ビジネス

2020.06.09

アマゾン、主戦場をオフラインにシフトか? 噂の無人レジ技術「外販開始」

Getty Images


大きなメリットの一つは人件費の削減だ。当然、レジに人を回す必要がなくなるのでその分の人件費が削減できるし、夜間など労働力の調達が困難な時間も営業を続けられる。

もう一つのメリットは、万引き等による資産の縮小を防げることだ。ちなみに、初めてのAmazon Go体験は、「万引き」を疑似体験できて、ドキドキすること請け合いである。

逆にどのようなデメリットが現存しているのか。正直大きなデメリットは感じられないものの、「完全無人にはできない」点はある。

現状、Amazon Goの店舗にさえ、従業員がいる。まず一つに、棚出しの作業は無人化できていない。商品は近隣のセンターから供給されているが、その商品は当然コンテナーに入っている状態で、販売するには棚に陳列しなければならない。

ただこの点は、時間の問題で解決されるだろう。アマゾンは物流倉庫で、世界でも最も多くのロボットを利用している企業の一つである。そういったロボット技術が応用されれば解決の日は近いはずだ。

もうひとつのデメリットは、「利用するための条件」が問題になるという点である。というのも、この技術を使うには、顧客はスマホを所有し、しかも利用可能なクレジットカードを持っていなければならない。実際、この「不公平」を理由に、とある市の行政が待ったをかけた。

多くの人に解放された店舗は、利用者を差別するようなことがあってはならないという考え方からであるが、スマホやクレジットカードを保有しなくても利用できるようにしなければ小売店の開業許可を出せないと、その行政は回答したようである。

当然、アマゾンは引き下がらず、スマホなし、現金決済でも利用できるようなバイパスを作成して、開業許可をもらったようである。

ちなみに、キャッシュレス政策で現金決済から電子決済への移行を推進してはいるもののなかなか利用率が上がらず、未だ現金決済が主流である日本においては、ジャストウォークアウト・テクノロジーの導入が進まない可能性は、ある。

主戦場はオンラインからオフラインへ


今回のジャストウォークアウト・テクノロジーの提供によって、アマゾンは、オンラインからオフラインへの拡大をますます加速させていくだろう。
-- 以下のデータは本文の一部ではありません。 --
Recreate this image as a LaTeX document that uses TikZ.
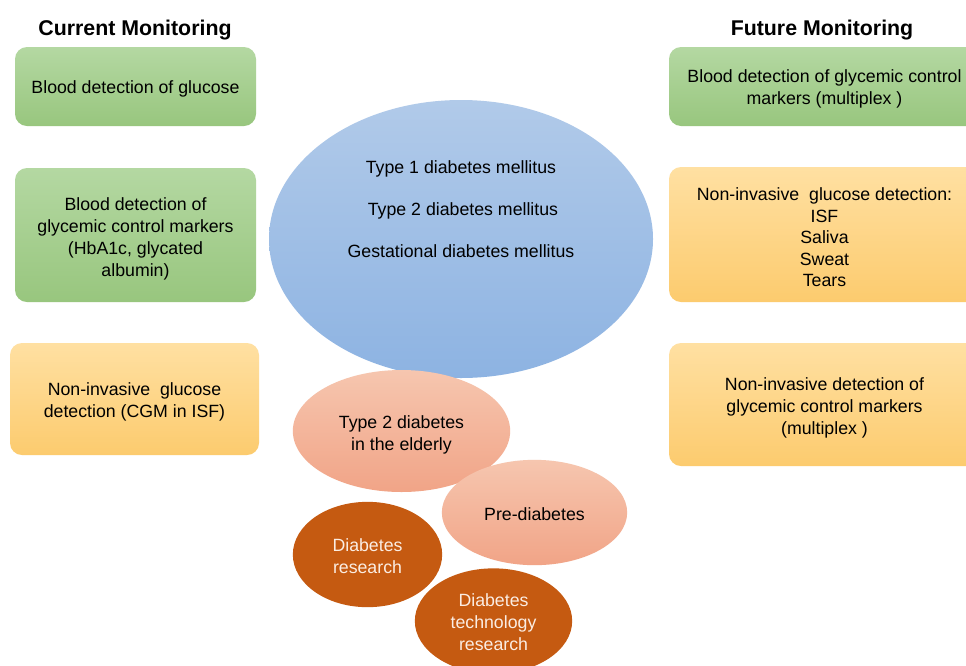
\documentclass[tikz,border=0pt]{standalone}
\usepackage{fontspec}
\setmainfont{Liberation Sans}
\usetikzlibrary{shapes.geometric}
\definecolor{grtop}{HTML}{B4D8A2}
\definecolor{grbot}{HTML}{98C67E}
\definecolor{ortop}{HTML}{FFE0A2}
\definecolor{orbot}{HTML}{FCCB6E}
\definecolor{bltop}{HTML}{B1CAE9}
\definecolor{blbot}{HTML}{8DB3E2}
\definecolor{satop}{HTML}{F6C6AF}
\definecolor{sabot}{HTML}{F1A487}
\definecolor{dkor}{HTML}{C55A11}
\definecolor{cream}{HTML}{FBEDE3}
\begin{document}
\begin{tikzpicture}[x=0.75pt,y=-0.75pt,
  txt/.style={font=\fontsize{13.3}{16.5}\selectfont, align=center, text=black},
  head/.style={font=\fontsize{16}{19}\selectfont\bfseries, text=black, anchor=base},
  box/.style={rectangle, rounded corners=9pt, inner sep=0pt},
  greenbox/.style={box, top color=grtop, bottom color=grbot},
  orangebox/.style={box, top color=ortop, bottom color=orbot},
  ell/.style={ellipse, inner sep=0pt},
  blueell/.style={ell, top color=bltop, bottom color=blbot},
  salmonell/.style={ell, top color=satop, bottom color=sabot},
  darkell/.style={ell, fill=dkor},
  wtxt/.style={txt, text=cream}
]
\useasboundingbox (0,0) rectangle (966,665);
\clip (0,0) rectangle (966,665);
\fill[white] (0,0) rectangle (966,665);

% headings
\node[head] (hcur) at (135,35) {Current Monitoring};
\node[head] (hfut) at (822,35) {Future Monitoring};

% left column
\node[greenbox, minimum width=180.75pt, minimum height=59.25pt] (l1) at (135.5,86.5) {};
\node[txt] (l1t) at ([yshift=-1.5pt]l1.center) {Blood detection of glucose};
\node[greenbox, minimum width=180.75pt, minimum height=100.5pt] (l2) at (135.5,235) {};
\node[txt] (l2t) at ([yshift=-3pt]l2.center) {Blood detection of\\glycemic control markers\\(HbA1c, glycated\\albumin)};
\node[orangebox, minimum width=186.75pt, minimum height=84pt] (l3) at (134.5,399) {};
\node[txt] (l3t) at ([yshift=-2.25pt]l3.center) {Non-invasive\ \ glucose\\detection (CGM in ISF)};

% right column
\node[greenbox, minimum width=233.25pt, minimum height=59.25pt] (r1) at (824.5,86.5) {};
\node[txt] (r1t) at ([yshift=-1.5pt]r1.center) {Blood detection of glycemic control\\markers (multiplex )};
\node[orangebox, minimum width=233.25pt, minimum height=101.25pt] (r2) at (824.5,234.5) {};
\node[txt, font=\fontsize{13.3}{16.1}\selectfont] (r2t) at ([yshift=-2.25pt]r2.center) {Non-invasive\ \ glucose detection:\\ISF\\Saliva\\Sweat\\Tears};
\node[orangebox, minimum width=233.25pt, minimum height=92.25pt] (r3) at (824.5,404.5) {};
\node[txt] (r3t) at ([yshift=-2.25pt]r3.center) {Non-invasive detection of\\glycemic control markers\\(multiplex )};

% central ellipse
\node[blueell, minimum width=288pt, minimum height=208.5pt] (big) at (461,239) {};
\node[txt, anchor=base] (t1) at (461,173.5) {Type 1 diabetes mellitus};
\node[txt, anchor=base] (t2) at (463,215.5) {Type 2 diabetes mellitus};
\node[txt, anchor=base] (t3) at (461,257.5) {Gestational diabetes mellitus};

% lower ellipses
\node[salmonell, minimum width=163pt, minimum height=91.5pt] (eld) at (401.5,431) {};
\node[txt] (eldt) at ([yshift=-2.6pt]eld.center) {Type 2 diabetes\\in the elderly};
\node[salmonell, minimum width=139pt, minimum height=79pt] (pre) at (534.5,512.5) {};
\node[txt] (pret) at ([yshift=-1.5pt]pre.center) {Pre-diabetes};
\node[darkell, minimum width=112pt, minimum height=79pt] (res) at (367.5,554.5) {};
\node[wtxt] (rest) at ([yshift=-1.5pt]res.center) {Diabetes\\research};
\node[darkell, minimum width=118pt, minimum height=79pt] (tech) at (493.5,621) {};
\node[wtxt] (techt) at ([yshift=-0.75pt]tech.center) {Diabetes\\technology\\research};
\end{tikzpicture}
\end{document}
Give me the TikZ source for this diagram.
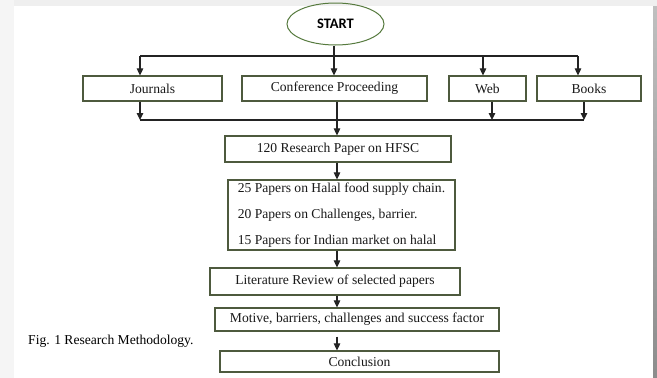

米国の流通最大手ウォルマートもおそらく、気が気ではないはずだ。

実際、フォーチュン社が発表した米国上場企業の売上げランキング2020年度版で、アマゾンはウォルマート社に続き2位にランクインした。2017年には10位以内にも入っていなかったことを考えれば、驚異的な成長だ。

リアル店舗のプラットフォーム化を図るアマゾンの今後の主戦場は、オンラインからオフラインへシフトしていくと考えられる。

ただその争いの渦中においてさえ、アマゾンの視点は、「競合と主導権を争う」というところにはない。アマゾンの視線の先には、常に「お客様」が存在するのである。ショッピング体験の利便性を究極まで高める、そのことでわれわれカスタマーの生活を便利にする。それこそがアマゾンの目標なのだ。